The Pros & Cons of Focus Groups
Are you considering running a focus group? They are a fantastic market research method that helps organizations explore new customers, markets, or product ideas.
However, as with any research method, they are not a one-stop shop. The very thing that makes focus groups unique also drives their limitations. Let’s look at what defines this research approach to understand the full pros and cons of focus groups.
What Is A Focus Group
A focus group is a guided conversation with a small group of individuals, managed by a dedicated moderator.
There are a few components that make a focus group truly a focus group, and not just a group discussion.
- Learning Objectives: Focus groups should start with upfront learning objectives. These are the key areas an organization wants to understand as a result of running the research. If you have particular hypotheses you want to explore, this is where they come in.

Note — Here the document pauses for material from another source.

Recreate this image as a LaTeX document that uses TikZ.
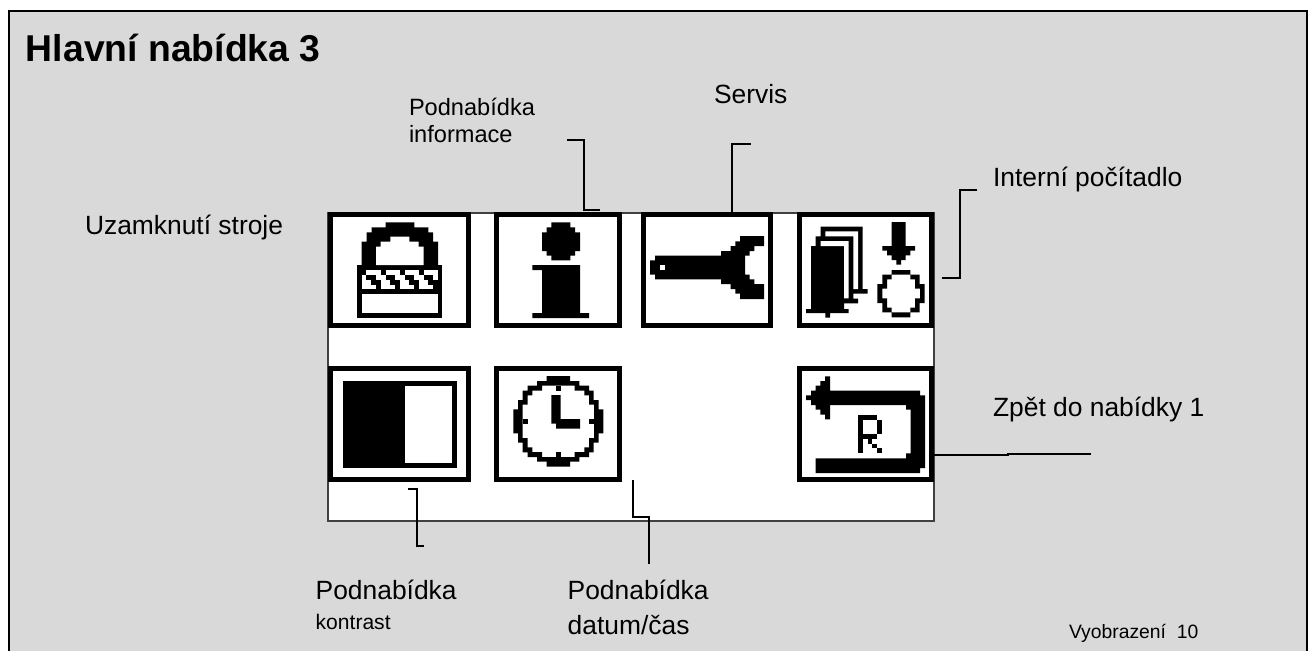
\documentclass[tikz,border=0pt]{standalone}
\usepackage{fontspec}
\setmainfont{Liberation Sans}
\tikzset{
  lbl/.style={anchor=base west,inner sep=0pt,outer sep=0pt,text=black,font=\fontsize{19.8}{22}\selectfont},
  lblmid/.style={lbl,font=\fontsize{17.7}{20}\selectfont},
  lblsmall/.style={lbl,font=\fontsize{15.8}{18}\selectfont},
  lbltiny/.style={lbl,font=\fontsize{14.5}{17}\selectfont},
  iconbox/.style={draw=black,fill=white,line width=3.5pt,inner sep=0pt,outer sep=0pt,minimum height=83.5pt},
  leader/.style={draw=black,line width=1.5pt,line cap=butt,line join=miter},
  zoomed/.style={x=0.25pt,y=-0.25pt},
  ink/.style={fill=black,draw=none},
  blank/.style={fill=white,draw=none}
}
\begin{document}
\begin{tikzpicture}[x=0.75pt,y=-0.75pt]
\useasboundingbox (0,0) rectangle (1308,651);
\fill[white] (0,0) rectangle (1308,651);
\fill[fill=black!15] (9,11) rectangle (1308,651);
\draw[black,line width=1.5pt] (9,651) -- (9,11) -- (1307,11) -- (1307,651);
% screen
\node[draw=black!75,fill=white,line width=1.5pt,inner sep=0pt,outer sep=0pt,minimum width=454pt,minimum height=231pt] (screen) at (631,366.5) {};
% icon frames
\node[iconbox,minimum width=103.7pt] (lock) at (399.5,270) {};
\node[iconbox,minimum width=92.5pt] (info) at (558,270) {};
\node[iconbox,minimum width=95.5pt] (wrench) at (707,270) {};
\node[iconbox,minimum width=99pt] (pile) at (865.6,270) {};
\node[iconbox,minimum width=103.7pt] (contrast) at (399.5,424) {};
\node[iconbox,minimum width=92.5pt] (clock) at (558,424) {};
\node[iconbox,minimum width=99pt] (back) at (865.6,424) {};
% lock + info
\begin{scope}[shift={(320,200)},zoomed]
\fill[ink] (111,195) rectangle (367,354);
\fill[ink] (125,195)--(125,125)--(140,125)--(140,97)--(155,97)--(155,82)--(197,82)--(197,67)--(283,67)--(283,82)--(325,82)--(325,97)--(339,97)--(339,125)--(354,125)--(354,195)--cycle;
\fill[blank] (168,195)--(168,140)--(182,140)--(182,125)--(211,125)--(211,110)--(268,110)--(268,125)--(296,125)--(296,140)--(311,140)--(311,195)--cycle;
\fill[blank] (125,282) rectangle (354,340);
\fill[blank] (125,210) rectangle (354,268);
\foreach \r/\w in {0/1,1/2,2/2,3/1}{\foreach \c in {0,...,15}{
  \pgfmathtruncatemacro{\m}{mod(\c+4-\r,4)}
  \ifnum\m<\w
    \fill[ink] ({125+\c*14.3},{210+\r*14.5}) rectangle ({125+(\c+1)*14.3},{210+(\r+1)*14.5});
  \fi
}}
\fill[ink] (694,67)--(751,67)--(751,82)--(765,82)--(765,97)--(780,97)--(780,153)--(765,153)--(765,167)--(751,167)--(751,181)--(694,181)--(694,167)--(680,167)--(680,153)--(666,153)--(666,97)--(680,97)--(680,82)--(694,82)--cycle;
\fill[ink] (637,195)--(780,195)--(780,339)--(807,339)--(807,354)--(637,354)--(637,339)--(666,339)--(666,210)--(637,210)--cycle;
\end{scope}
% wrench
\begin{scope}[shift={(630,200)},zoomed]
\fill[ink] (75,167)--(273,167)--(273,153)--(302,153)--(302,138)--(316,138)--(316,124)--(330,124)--(330,108)--(402,108)--(402,138)--(373,138)--(373,153)--(359,153)--(359,167)--(345,167)--(345,224)--(359,224)--(359,238)--(373,238)--(373,252)--(402,252)--(402,297)--(330,297)--(330,281)--(316,281)--(316,267)--(302,267)--(302,252)--(273,252)--(273,238)--(75,238)--(75,224)--(60,224)--(60,181)--(75,181)--cycle;
\fill[blank] (90,195) rectangle (104,210);
\end{scope}
% pile and arrow
\begin{scope}[shift={(800,215)},zoomed]
\fill[ink] (33,93)--(47,93)--(47,64)--(62,64)--(62,35)--(188,35)--(188,222)--(203,222)--(203,236)--(160,236)--(160,251)--(174,251)--(174,265)--(132,265)--(132,282)--(146,282)--(146,294)--(90,294)--(90,308)--(76,308)--(76,294)--(18,294)--(18,282)--(33,282)--cycle;
\fill[blank] (76,49)--(174,49)--(174,222)--(160,222)--(160,64)--(76,64)--cycle;
\fill[blank] (62,78)--(146,78)--(146,250)--(132,250)--(132,93)--(62,93)--cycle;
\fill[ink] (275,21)--(317,21)--(317,93)--(345,93)--(345,107)--(331,107)--(331,121)--(317,121)--(317,135)--(303,135)--(303,149)--(289,149)--(289,135)--(275,135)--(275,121)--(261,121)--(261,107)--(247,107)--(247,93)--(275,93)--cycle;
\fill[ink,even odd rule] (275,165)--(331,165)--(331,179)--(359,179)--(359,207)--(374,207)--(374,264)--(359,264)--(359,292)--(331,292)--(331,307)--(275,307)--(275,292)--(247,292)--(247,264)--(232,264)--(232,207)--(247,207)--(247,179)--(275,179)--cycle
 (275,179)--(331,179)--(331,193)--(345,193)--(345,221)--(360,221)--(360,250)--(345,250)--(345,278)--(331,278)--(331,292)--(275,292)--(275,278)--(261,278)--(261,250)--(247,250)--(247,221)--(261,221)--(261,193)--(275,193)--cycle;
\end{scope}
% contrast and clock
\begin{scope}[shift={(320,355)},zoomed]
\fill[ink] (69,78) rectangle (411,339);
\fill[blank] (255,92) rectangle (397,325);
\fill[ink,even odd rule] (680,63)--(750,63)--(750,78)--(778,78)--(778,92)--(807,92)--(807,107)--(821,107)--(821,135)--(836,135)--(836,163)--(850,163)--(850,235)--(836,235)--(836,263)--(821,263)--(821,292)--(807,292)--(807,306)--(778,306)--(778,320)--(750,320)--(750,335)--(680,335)--(680,320)--(651,320)--(651,306)--(623,306)--(623,292)--(608,292)--(608,263)--(594,263)--(594,235)--(580,235)--(580,163)--(594,163)--(594,135)--(608,135)--(608,107)--(623,107)--(623,92)--(651,92)--(651,78)--(680,78)--cycle
 (666,92)--(764,92)--(764,107)--(793,107)--(793,121)--(807,121)--(807,149)--(822,149)--(822,249)--(807,249)--(807,277)--(793,277)--(793,291)--(764,291)--(764,306)--(666,306)--(666,291)--(637,291)--(637,277)--(623,277)--(623,249)--(608,249)--(608,149)--(623,149)--(623,121)--(637,121)--(637,107)--(666,107)--cycle;
\fill[ink] (708,92) rectangle (722,107);
\fill[ink] (708,291) rectangle (722,306);
\fill[ink] (608,192) rectangle (623,206);
\fill[ink] (807,192) rectangle (822,206);
\fill[ink] (694,120)--(722,120)--(722,192)--(780,192)--(780,221)--(708,221)--(708,206)--(694,206)--cycle;
\end{scope}
% back arrow
\begin{scope}[shift={(780,355)},zoomed]
\fill[ink] (135,64)--(150,64)--(150,107)--(420,107)--(420,121)--(435,121)--(435,339)--(420,339)--(420,354)--(107,354)--(107,310)--(378,310)--(378,295)--(392,295)--(392,164)--(378,164)--(378,150)--(150,150)--(150,193)--(135,193)--(135,179)--(121,179)--(121,164)--(107,164)--(107,150)--(93,150)--(93,135)--(78,135)--(78,121)--(93,121)--(93,107)--(107,107)--(107,92)--(121,92)--(121,78)--(135,78)--cycle;
\fill[ink] (235,181) rectangle (249,295);
\fill[ink] (235,181) rectangle (292,195);
\fill[ink] (292,195) rectangle (306,238);
\fill[ink] (235,238) rectangle (292,252);
\fill[ink] (263,252) rectangle (277,266);
\fill[ink] (277,266) rectangle (292,280);
\fill[ink] (292,280) rectangle (306,295);
\end{scope}
% leader end points
\coordinate (infoA) at (567,140.3);
\coordinate (infoB) at (600,209.5);
\coordinate (servA) at (750.7,144);
\coordinate (servB) at (732,212);
\coordinate (ctrA) at (977.3,190.3);
\coordinate (ctrB) at (942.3,278.3);
\coordinate (backA) at (934,454.7);
\coordinate (backB) at (1008,454.7);
\coordinate (backC) at (1008,454.2);
\coordinate (backD) at (1090.7,454.2);
\coordinate (konA) at (408.3,489);
\coordinate (konB) at (424,546);
\coordinate (datA) at (632.7,480);
\coordinate (datB) at (649.3,564.3);
\draw[leader] (infoA) -- (584,140.3) -- (584,209.5) -- (infoB);
\draw[leader] (servA) -- (732,144) -- (servB);
\draw[leader] (ctrA) -- (960,190.3) -- (960,278.3) -- (ctrB);
\draw[leader] (backA) -- (backB) -- (backC) -- (backD);
\draw[leader] (konA) -- (416.7,489) -- (416.7,546) -- (konB);
\draw[leader] (datA) -- (632.7,516.7) -- (649.3,516.7) -- (datB);
% labels
\node[lbl,font=\bfseries\fontsize{28}{32}\selectfont] (title) at (26,61.7) {Hlavní nabídka 3};
\node[lblmid] (t1) at (409,115) {Podnabídka};
\node[lblmid] (t2) at (409,142) {informace};
\node[lbl] (t3) at (714,103) {Servis};
\node[lbl] (t4) at (993,186) {Interní počítadlo};
\node[lbl] (t5) at (85,234) {Uzamknutí stroje};
\node[lbl] (t6) at (993,416.7) {Zpět do nabídky 1};
\node[lbl] (t7) at (315.7,599.3) {Podnabídka};
\node[lblsmall] (t8) at (315.7,629) {kontrast};
\node[lbl] (t9) at (567.7,599.3) {Podnabídka};
\node[lbl] (t10) at (567.7,634) {datum/čas};
\node[lbltiny] (t11) at (1069,638) {Vyobrazení\ \ 10};
\end{tikzpicture}
\end{document}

- Discussion Guide: Once we know a focus group’s learning objectives, we develop its discussion guide. Essentially, this includes all of the questions we want to ask during each focus group. And, as you can image, the questions tie back to the learning objectives. By following a structured guide, focus groups let us ask the same questions of different groups. This lets us identify consistent patterns across groups or isolate how unique segments differ from each other.
- Experienced Moderator: A focus group comes with (usually) one experienced conversation facilitator. This individual has multiple roles. First, they manage the conversation and the discussion guide in the time allotted for the group. While doing this, they focus on gathering feedback from all participants. That means managing the heavy talkers while engaging with quieter participants.
Now that we see what makes up this research method, we can identify the inherent pros and cons of focus groups themselves.
The Pros & Cons of Focus Groups
Let’s be clear. We absolutely love focus groups, and regularly use them with our clients. Nevertheless, they aren’t perfect. Let’s break down when to use them…and when not to.
The Pros Of Focus Groups
The conversational nature of focus groups result in some of the strongest reasons to use this research method. This includes:
Exploring New Areas
When you don’t know what you don’t know, focus groups are a great way to start learning. Using open-ended questions to gather respondent feedback allows organizations to explore new consumer, market, and customer areas. Additionally, it helps develop hypotheses for future research validation.
Once again, the open ended nature of focus group questions yields another benefit: the ability to capture beliefs, opinions, or attitudes in nuanced ways. These are often deep, multi-faceted topics that are not easily understood via simple survey questions.
Natural Language Feedback
There are few things more powerful than hearing feedback in a person’s own words. Focus groups let you do just that. Fielding focus groups lets organizations listen to not just the unique words customers use but also the tone and context. The result is a full, robust picture of the topic being explored.
The Cons Of Focus Groups
On the flip side, it’s the nature of focus group design that also results in their downsides.
Small Sample Size
Compared to surveys, focus groups feature small sample sizes. For instance, a typical offline focus group includes 8-10 people. Meanwhile, a typical digital focus group includes 4-5 people. As a result, you cannot collect statistically significant data from focus groups alone.
Limited Segment Coverage
Given the cost of running focus groups, you can only recruit so many different types of people. This means there are only so many sub-segments within your population that you will be able to explore. If you need to look at difference across a wide array of demographic or psychographic criteria, you won’t be able to do it efficiently with focus groups.
Difficult To Capture Sensitive Topics
Because focus groups are group discussions, they are not ideal for sensitive or embarrassing topics. Participants may be unwilling to share candid, honest feedback in this type of setting. As a result, 1:1 interviews or survey based research are often better approaches.